↓↓↓

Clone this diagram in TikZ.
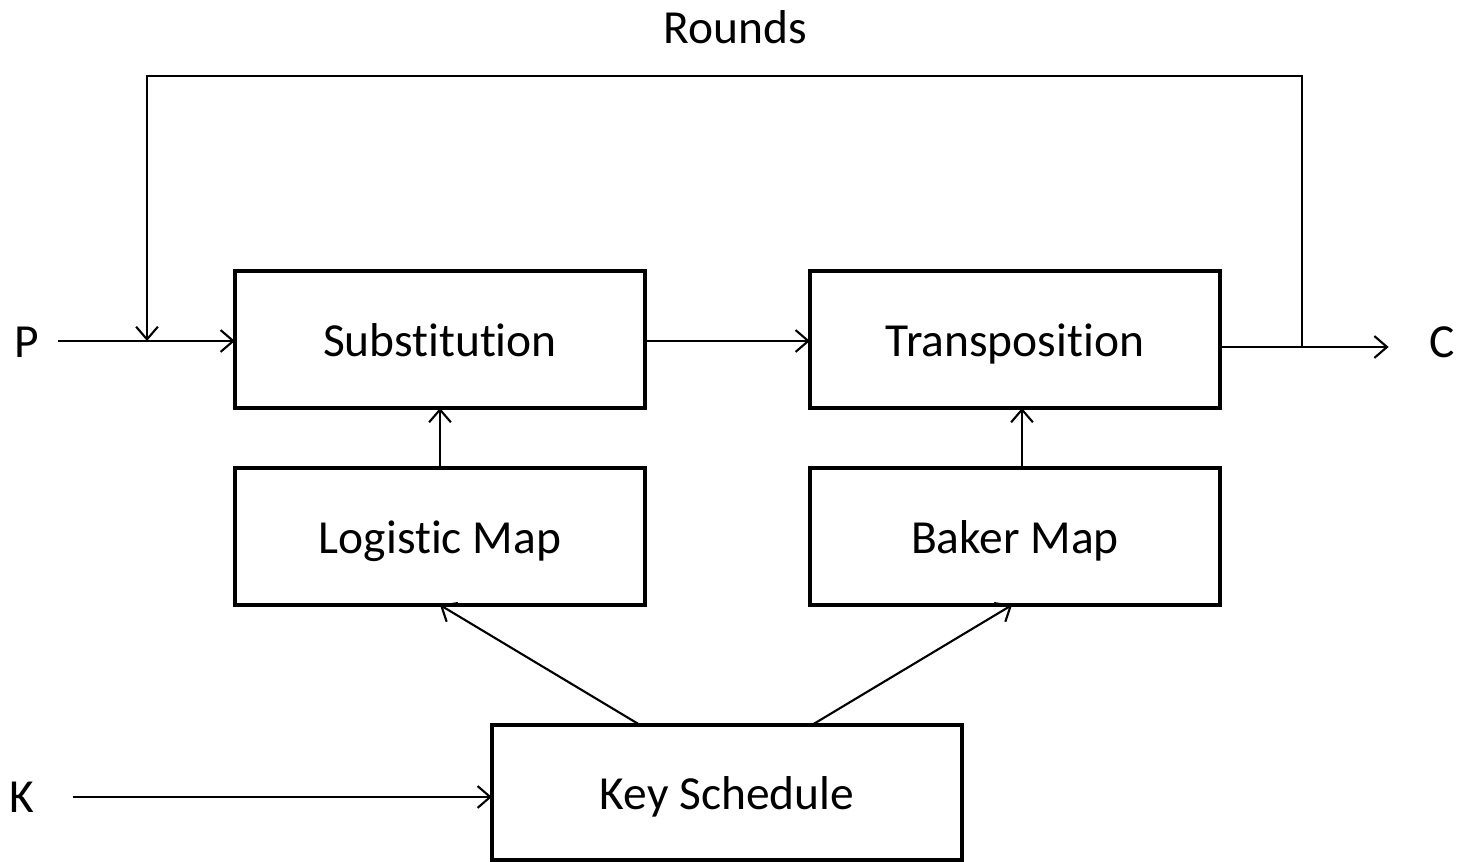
\documentclass[tikz,border=0pt]{standalone}
\usepackage{fontspec}
\setmainfont[Ligatures=NoCommon]{Carlito}
\usetikzlibrary{arrows.meta,calc}
\begin{document}
\begin{tikzpicture}[x=0.01cm,y=-0.01cm,
  font=\fontsize{13.5}{16}\selectfont,
  blk/.style={draw,line width=1.1pt,minimum width=4.1cm,minimum height=1.37cm,inner sep=0pt,outer sep=0pt,text height=1.1em,text depth=0.16em},
  lbl/.style={inner sep=0pt},
  arr/.style={line width=0.6pt,-{Straight Barb[length=3.6pt,width=6.2pt,line width=0.6pt]}},
  ln/.style={line width=0.6pt}]
\useasboundingbox (0,0) rectangle (1462,862);
\node[blk] (sub) at (440,339.5) {Substitution};
\node[blk] (trans) at (1015,339.5) {Transposition};
\node[blk] (log) at (440,536.5) {Logistic Map};
\node[blk] (bak) at (1015,536.5) {Baker Map};
\node[blk,minimum width=4.7cm,minimum height=1.35cm] (key) at (727,792.5) {Key Schedule};
\node[lbl] (P) at (27,342) {P};
\node[lbl] (C) at (1442,342) {C};
\node[lbl] (K) at (22,797) {K};
\node[lbl] (R) at (735,27) {Rounds};
\coordinate (in) at (147,341);
\coordinate (fb) at (1302,347);
% connectors
\draw[arr] ($(P.east)+(18,-1)$) -- ($(sub.west)+(0,1.5)$);
\draw[arr] ($(sub.east)+(0,1.5)$) -- ($(trans.west)+(0,1.5)$);
\draw[arr] ($(trans.east)+(0,7.5)$) -- ($(C.west)+(-40,5)$);
\draw[arr] (fb) -- ++(0,-271) -| (in);
\draw[arr] (log.north) -- (sub.south);
\draw[arr] ($(bak.north)+(7,0)$) -- ($(trans.south)+(7,0)$);
\draw[arr] ($(key.north)+(-87,0)$) -- (log.south);
\draw[arr] ($(key.north)+(85,0)$) -- ($(bak.south)+(-3,0)$);
\draw[arr] ($(K.east)+(38,0)$) -- (key.west |- K);
\end{tikzpicture}
\end{document}
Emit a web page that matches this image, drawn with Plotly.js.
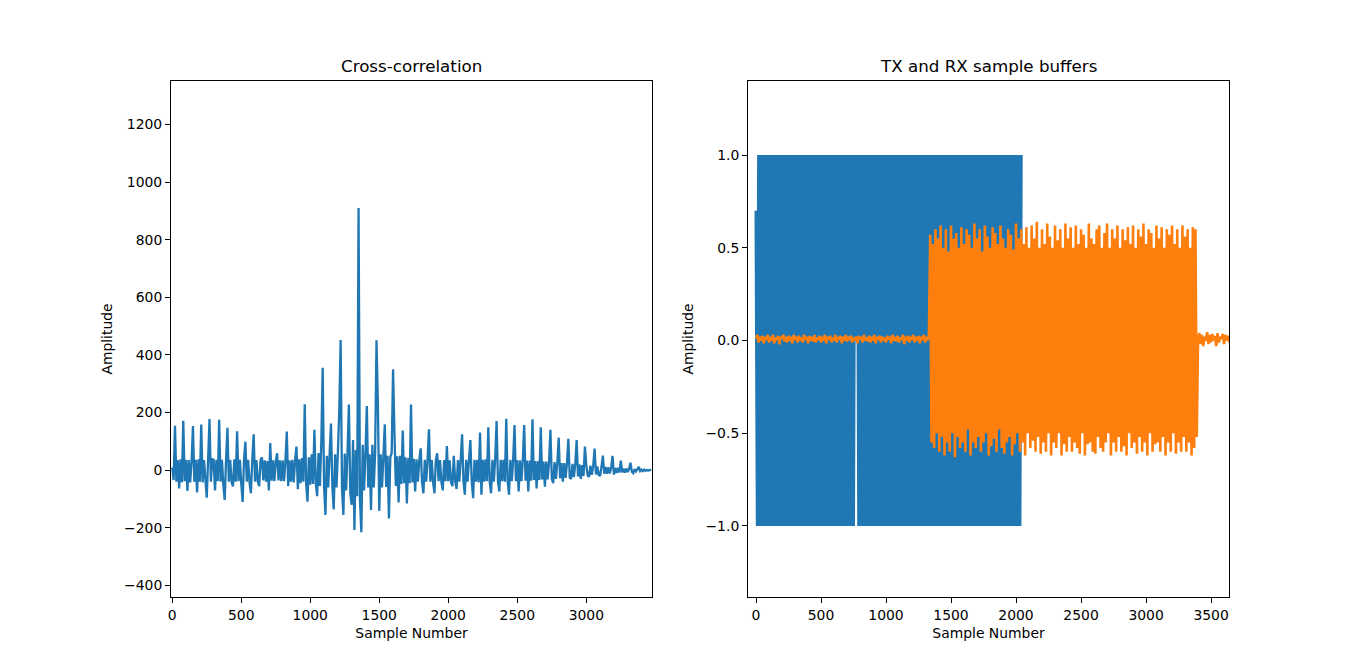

↑↑↑

## TASK TO COMPLETE
Copy the material exactly. Do not include the pictures.

## RESULT OF THIS EXERCISE
Clone this diagram in TikZ.
\documentclass[tikz,border=0pt]{standalone}
\usepackage{fontspec}
\setmainfont[Ligatures=NoCommon]{Carlito}
\usetikzlibrary{arrows.meta,calc}
\begin{document}
\begin{tikzpicture}[x=0.01cm,y=-0.01cm,
  font=\fontsize{13.5}{16}\selectfont,
  blk/.style={draw,line width=1.1pt,minimum width=4.1cm,minimum height=1.37cm,inner sep=0pt,outer sep=0pt,text height=1.1em,text depth=0.16em},
  lbl/.style={inner sep=0pt},
  arr/.style={line width=0.6pt,-{Straight Barb[length=3.6pt,width=6.2pt,line width=0.6pt]}},
  ln/.style={line width=0.6pt}]
\useasboundingbox (0,0) rectangle (1462,862);
\node[blk] (sub) at (440,339.5) {Substitution};
\node[blk] (trans) at (1015,339.5) {Transposition};
\node[blk] (log) at (440,536.5) {Logistic Map};
\node[blk] (bak) at (1015,536.5) {Baker Map};
\node[blk,minimum width=4.7cm,minimum height=1.35cm] (key) at (727,792.5) {Key Schedule};
\node[lbl] (P) at (27,342) {P};
\node[lbl] (C) at (1442,342) {C};
\node[lbl] (K) at (22,797) {K};
\node[lbl] (R) at (735,27) {Rounds};
\coordinate (in) at (147,341);
\coordinate (fb) at (1302,347);
% connectors
\draw[arr] ($(P.east)+(18,-1)$) -- ($(sub.west)+(0,1.5)$);
\draw[arr] ($(sub.east)+(0,1.5)$) -- ($(trans.west)+(0,1.5)$);
\draw[arr] ($(trans.east)+(0,7.5)$) -- ($(C.west)+(-40,5)$);
\draw[arr] (fb) -- ++(0,-271) -| (in);
\draw[arr] (log.north) -- (sub.south);
\draw[arr] ($(bak.north)+(7,0)$) -- ($(trans.south)+(7,0)$);
\draw[arr] ($(key.north)+(-87,0)$) -- (log.south);
\draw[arr] ($(key.north)+(85,0)$) -- ($(bak.south)+(-3,0)$);
\draw[arr] ($(K.east)+(38,0)$) -- (key.west |- K);
\end{tikzpicture}
\end{document}
Emit a web page that matches this image, drawn with Plotly.js.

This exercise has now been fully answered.